The beauty brand is working hard to minimise its environmental impact, while also actively improving and supporting the land it loves so much

With its stunning landscapes and varied wildlife, it’s little wonder Liz Earle Beauty has long taken inspiration from its Isle of Wight home. When it moved to its current island HQ, The Green House, the company took things one step further by embarking on a quest to not only help the natural environment around the premises to survive, but to also thrive, starting with an ambitious seagrass restoration project.

Seagrass meadows were once common around the UK coastline, but over the last 100 years up to 92% of seagrass habitat has been lost. Globally, these ecosystems are losing around 7% of their known extent each year. The reason for the decline can depend on local factors, but things like pollution, coastal development and anchor damage are driving the decline - but that's where Liz Earle Beauty, WWF (World Wide Fund for Nature) and other important partners come in...

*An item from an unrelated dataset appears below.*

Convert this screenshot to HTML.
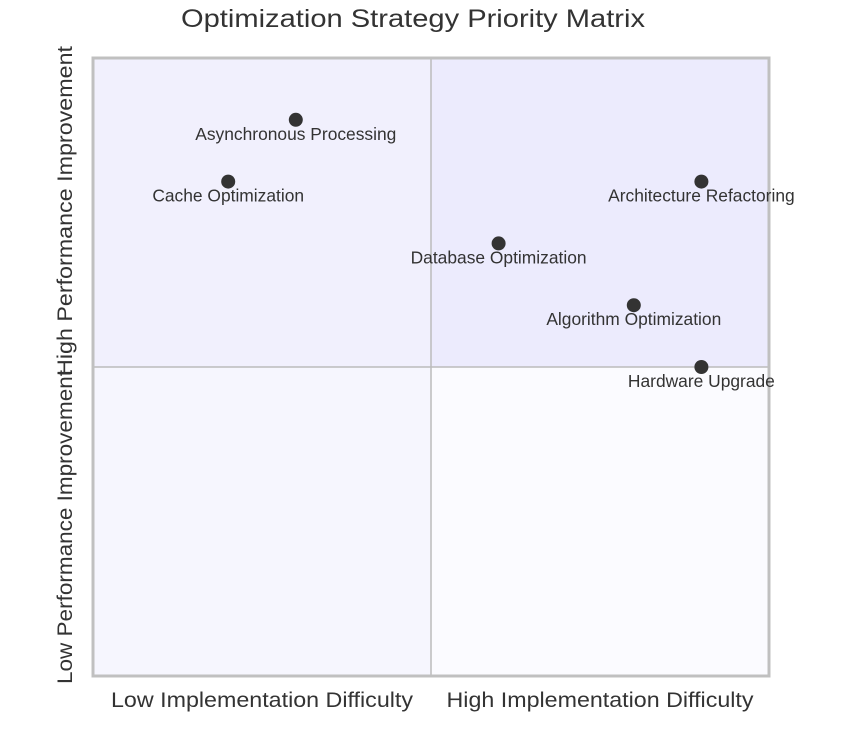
<!DOCTYPE html>
<html><head><meta charset="utf-8"><style>
body{margin:0;background:#fff;font-family:"Liberation Sans",sans-serif}
</style></head><body>
<svg width="846" height="734" xmlns="http://www.w3.org/2000/svg">
<text x="413" y="27" text-anchor="middle" font-size="25" textLength="464" lengthAdjust="spacingAndGlyphs" fill="#333">Optimization Strategy Priority Matrix</text>
<rect x="93" y="58" width="338" height="309" fill="#F1F0FD"/>
<rect x="431" y="58" width="338" height="309" fill="#ECEBFD"/>
<rect x="93" y="367" width="338" height="309" fill="#F6F6FE"/>
<rect x="431" y="367" width="338" height="309" fill="#FBFBFF"/>
<line x1="431" y1="58" x2="431" y2="676" stroke="#bbb" stroke-width="1.5"/>
<line x1="93" y1="367" x2="769" y2="367" stroke="#bbb" stroke-width="1.5"/>
<rect x="93" y="58" width="676" height="618" fill="none" stroke="#c0c0c0" stroke-width="3"/>
<text x="262" y="707" text-anchor="middle" font-size="21" textLength="302" lengthAdjust="spacingAndGlyphs" fill="#333">Low Implementation Difficulty</text>
<text x="600" y="707" text-anchor="middle" font-size="21" textLength="307" lengthAdjust="spacingAndGlyphs" fill="#333">High Implementation Difficulty</text>
<text transform="translate(72,527) rotate(-90)" text-anchor="middle" font-size="21" textLength="314" lengthAdjust="spacingAndGlyphs" fill="#333">Low Performance Improvement</text>
<text transform="translate(72,211) rotate(-90)" text-anchor="middle" font-size="21" textLength="330" lengthAdjust="spacingAndGlyphs" fill="#333">High Performance Improvement</text>
<g id="pts"></g>
</svg>
<script>
const names=["Asynchronous Processing","Cache Optimization","Architecture Refactoring","Database Optimization","Algorithm Optimization","Hardware Upgrade"];
const xs=[0.30,0.20,0.90,0.60,0.80,0.90];
const ys=[0.90,0.80,0.80,0.70,0.60,0.50];
const X=v=>93+v*676, Y=v=>676-v*618;
const g=document.getElementById('pts'),NS="http://www.w3.org/2000/svg";
names.forEach((n,i)=>{
 const c=document.createElementNS(NS,'circle');
 c.setAttribute('cx',X(xs[i]));c.setAttribute('cy',Y(ys[i]));c.setAttribute('r',7);c.setAttribute('fill','#333');
 
 
 g.appendChild(c);
 const t=document.createElementNS(NS,'text');
 t.setAttribute('x',X(xs[i]));t.setAttribute('y',Y(ys[i])+20);t.setAttribute('text-anchor','middle');
 t.setAttribute('font-size','17.4');t.setAttribute('fill','#333');t.textContent=n;
 
 
 g.appendChild(t);
});
</script>
</body></html>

What are seagrass meadows?

© Nina Constable / WWF-UK

A seagrass meadow is an underwater ecosystem formed by seagrasses. These marine plants are found in shallow coastal waters and consist of flowering plants with stems and long green, grass-like leaves. In fact, they’re the only flowering plants able to live in seawater and pollinate while submerged.

Why are these meadows important?

Seagrass provides a complex habitat for marine life and acts as a fantastic nursery ground for many fish species, but it doesn’t only benefit life under the sea. These plants have the potential to sequester and store huge amounts of carbon dissolved in our seas (known as ‘blue carbon’). Indeed, globally seagrass absorbs carbon up to 35 times faster than tropical rainforests and, even though it only covers less than 0.1% of the seafloor, it can absorb 10-18% of the ocean’s carbon each year, making it an incredible tool in the fight against climate change.

Just as trees take carbon from the air to build their trunks, seagrasses take carbon from the water to build their leaves and roots. Then, as they die and are replaced by new shoots and leaves, the dead material collects on the seafloor along with organic matter (carbon) from other dead organisms. This material builds up forming layers of seagrass sediment that, if left untouched, can lock away carbon in the seafloor for thousands of years.

How are Liz Earle and the WWF working to protect them?

Together with Project Seagrass, Swansea University and Arc and in close collaboration with Natural England, Liz Earle Beauty and WWF are restoring and protecting seagrass meadows along the Isle of Wight coastline and across the Solent. The partnership is working hard to establish a blueprint for the most effective seagrass restoration methods, which can then be scaled up across England. Research is well underway in developing this blueprint and the team will be busy in our waters collecting and planting seeds for several years to come.